There is a deeper thing worth understanding about how diamonds reach you here. Most diamonds sold online in South Africa are not owned by the seller. The stone is pulled in from a much larger external catalogue only after you have paid, so the listing is a photo and a report number, not a diamond anyone has held. In our study, the large online “SA dealers” who work this way showed a median R22,678 per carat with about 82 percent high-spec inventory, which looks attractive, but you never see the stone before you commit. Budget local retail looked cheaper still at R19,558 per carat, but only about 26 percent of that inventory was high-spec, so the cheap headline is usually a downgraded stone in lower colour and clarity dressed up in nice gold.

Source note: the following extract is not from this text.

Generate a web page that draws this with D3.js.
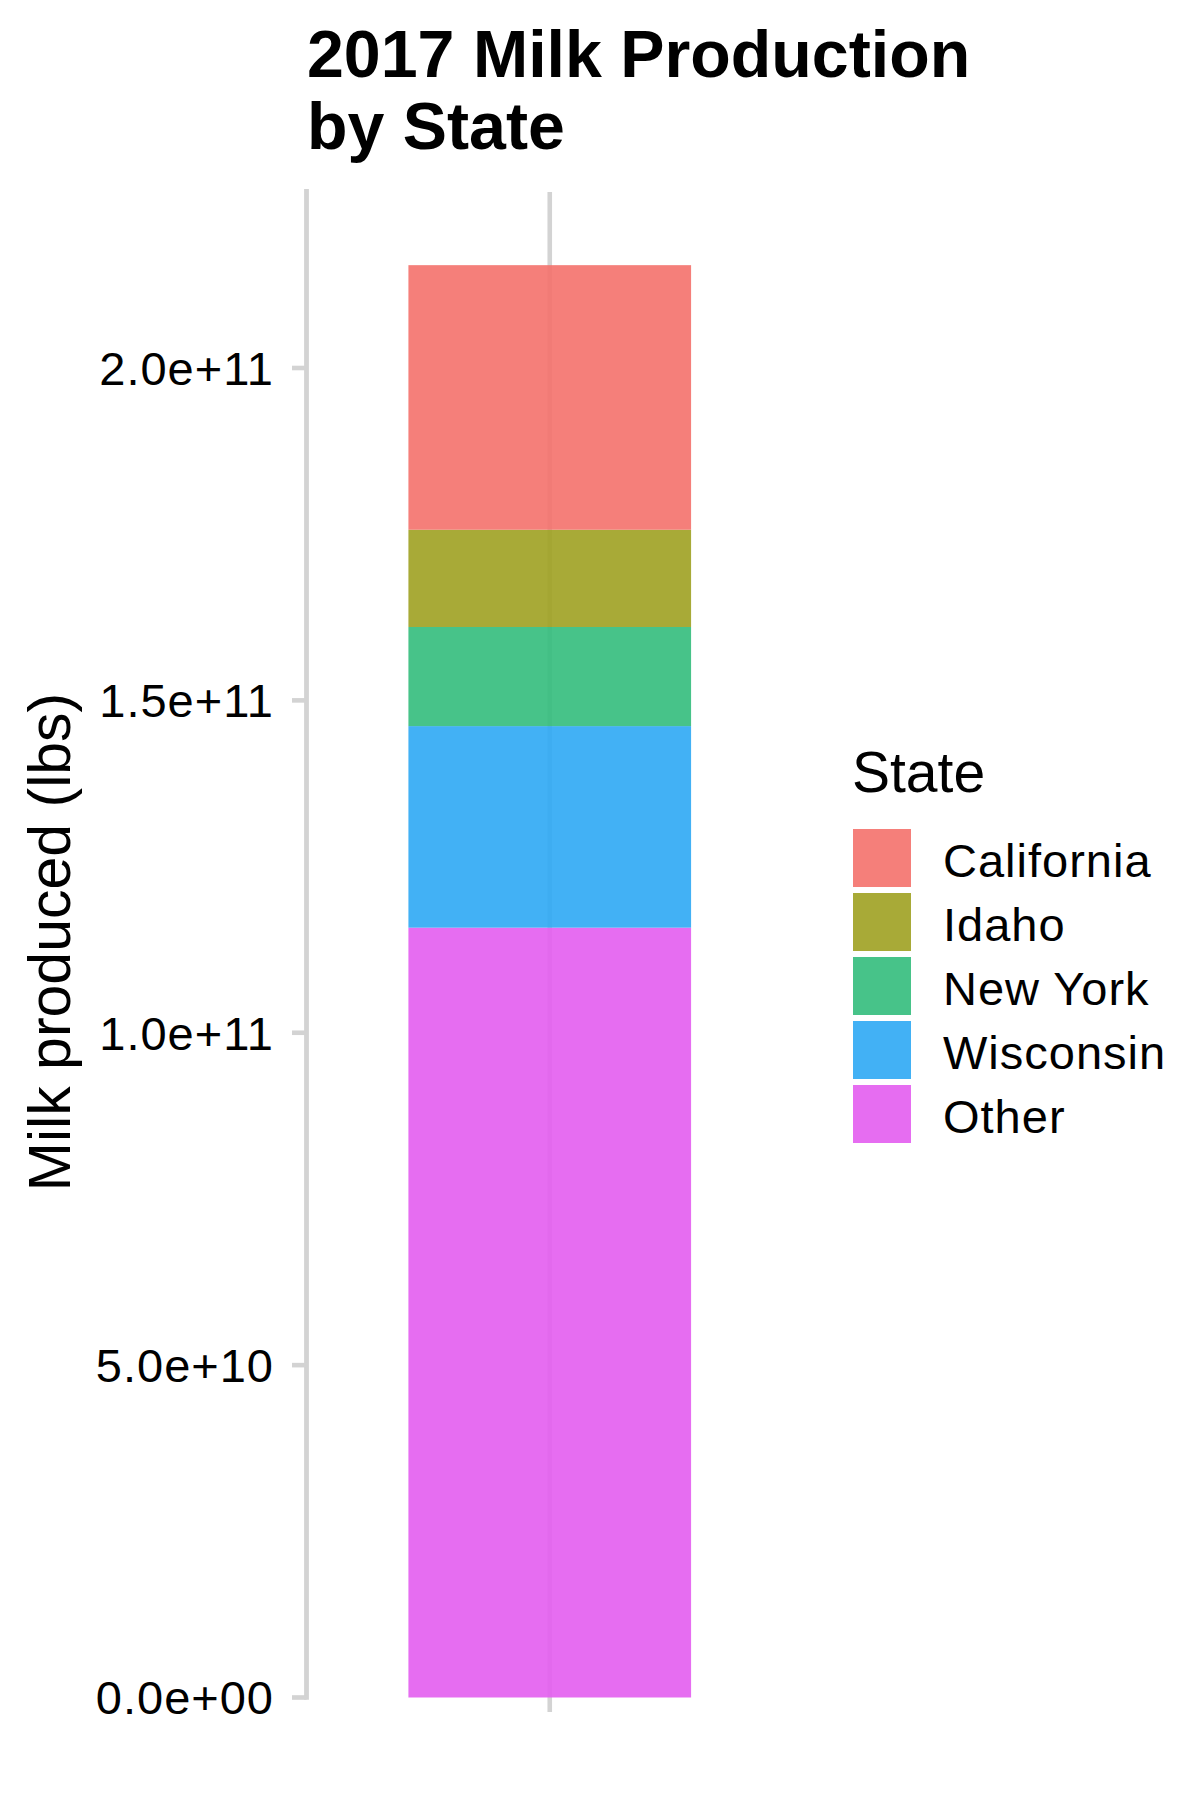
<!DOCTYPE html>
<html>
<head>
<meta charset="utf-8">
<script src="https://cdn.jsdelivr.net/npm/d3@7"></script>
<style>
  html, body { margin: 0; padding: 0; background: #ffffff; }
  svg { display: block; }
  text { font-family: "Liberation Sans", Arial, Helvetica, sans-serif; fill: #000; }
</style>
</head>
<body>
<div id="chart"></div>
<script>
// ---- data ----
const year = "2017";
const states = ["California", "Idaho", "New York", "Wisconsin", "Other"];
const milkLbs = [39.8e9, 14.63e9, 14.91e9, 30.32e9, 115.81e9];
const stateColors = ["#F4716B", "#9EA121", "#33BD7C", "#2EA8F4", "#E35DF0"];
const yTicks = [0, 5e10, 1e11, 1.5e11, 2e11];
const yTickLabels = ["0.0e+00", "5.0e+10", "1.0e+11", "1.5e+11", "2.0e+11"];
const titleLines = ["2017 Milk Production", "by State"];
const yTitle = "Milk produced (lbs)";
const legendTitle = "State";

// ---- layout ----
const W = 1200, H = 1800;
const panel = { left: 306.5, right: 793, top: 190, bottom: 1712 };
const gridCol = "#d3d3d3";

const svg = d3.select("#chart").append("svg")
  .attr("width", W).attr("height", H);

const y = d3.scaleLinear().domain([0, 2e11]).range([1697.5, 368]);
const x = d3.scaleBand().domain([year]).range([panel.left, panel.right]).padding(0.265);
const color = d3.scaleOrdinal().domain(states).range(stateColors);

// vertical grid line at the category
svg.append("line")
  .attr("x1", x(year) + x.bandwidth() / 2).attr("x2", x(year) + x.bandwidth() / 2)
  .attr("y1", panel.top + 2).attr("y2", panel.bottom)
  .attr("stroke", gridCol).attr("stroke-width", 4.6);

// stacked bars (order: Other at bottom, California on top)
let cum = 0;
const stackData = [];
for (let i = states.length - 1; i >= 0; i--) {
  stackData.push({ state: states[i], y0: cum, y1: cum + milkLbs[i] });
  cum += milkLbs[i];
}
svg.append("g").selectAll("rect").data(stackData).join("rect")
  .attr("x", x(year))
  .attr("width", x.bandwidth())
  .attr("y", d => y(d.y1))
  .attr("height", d => y(d.y0) - y(d.y1))
  .attr("fill", d => color(d.state))
  .attr("fill-opacity", 0.9);

// y axis line (from panel top to zero) and ticks
const axisG = svg.append("g");
axisG.append("line")
  .attr("x1", panel.left).attr("x2", panel.left)
  .attr("y1", panel.top - 1).attr("y2", y(0) + 2.3)
  .attr("stroke", gridCol).attr("stroke-width", 4.8);
axisG.selectAll("line.tick").data(yTicks).join("line")
  .attr("class", "tick")
  .attr("x1", 292).attr("x2", panel.left)
  .attr("y1", d => y(d)).attr("y2", d => y(d))
  .attr("stroke", gridCol).attr("stroke-width", 4.6);
axisG.selectAll("text.tl").data(yTicks).join("text")
  .attr("class", "tl")
  .attr("x", 274)
  .attr("y", d => y(d))
  .attr("dy", "0.36em")
  .attr("text-anchor", "end")
  .attr("font-size", 47)
  .attr("letter-spacing", 1)
  .text((d, i) => yTickLabels[i]);

// y axis title
svg.append("text")
  .attr("transform", "translate(70,942) rotate(-90)")
  .attr("text-anchor", "middle")
  .attr("font-size", 59)
  .text(yTitle);

// title
svg.append("g").selectAll("text").data(titleLines).join("text")
  .attr("x", 307)
  .attr("y", (d, i) => 77 + i * 72)
  .attr("font-size", 66.3)
  .attr("font-weight", "bold")
  .text(d => d);

// legend
const lg = svg.append("g");
lg.append("text").attr("x", 852).attr("y", 792).attr("font-size", 57).text(legendTitle);
const items = lg.selectAll("g.item").data(states).join("g")
  .attr("class", "item")
  .attr("transform", (d, i) => `translate(853,${829 + i * 64})`);
items.append("rect")
  .attr("width", 58).attr("height", 58)
  .attr("fill", d => color(d)).attr("fill-opacity", 0.9);
items.append("text")
  .attr("x", 90).attr("y", 48)
  .attr("font-size", 47)
  .attr("letter-spacing", 1)
  .text(d => d);
</script>
</body>
</html>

Why I send pendant buyers to Prodiam first

For a meaningful natural diamond pendant, Prodiam is where I start, and not because it is cheapest. It is not. It is the best value for the best quality, which is a different thing. What earns the pick is ownership of the whole chain: Prodiam is one of the few South African names admitted to buy De Beers rough, it polishes that rough to a GIA-Excellent make in-house, and the GIA-certified stone you are shown is one it actually holds rather than a listing it would order in. In our study, that cutting-house model carried the highest sticker, a median R32,844 per carat, but it is also the highest spec, and you own the actual stone. You walk in, you put the loupe to the diamond yourself, you meet the person who cut it, and there is a buy-back. For a single-stone pendant, where the whole value is that one diamond, that ability to inspect the real stone before you pay is worth a great deal. You can see their current natural stock on the Prodiam loose diamonds page and quote the diamond separately from the mount.

Repurposing an old diamond into a pendant

An inherited or old engagement diamond often makes more sense as a pendant than anything else. The stone keeps its meaning, a single solitaire on a chain reads as modern even when the diamond is decades old, and you skip the cost of a full ring rebuild. Ask a real cutting house to assess the diamond and quote three numbers separately: the scrap value of the old gold, the value of the natural diamond on its own, and the cost of the new pendant setting and chain. Seeing those three figures apart is what lets you decide honestly whether to reset it or sell it. A good cutter will also tell you if the old stone has chips or wear that need re-polishing before it sits in a new bail.

If you want to go wider before deciding

A pendant sits in the same single-stone family as studs, where the maths is just doubled across a matched pair. If you are weighing pendants against earrings, our guides to the best diamond pendants in South Africa and gold diamond earrings in South Africa cover the trade-offs, and the diamond chain guide goes deep on gauge, length and clasp choices that decide whether your pendant survives daily wear. Whichever way you go, fix the diamond first, then build the gold around it.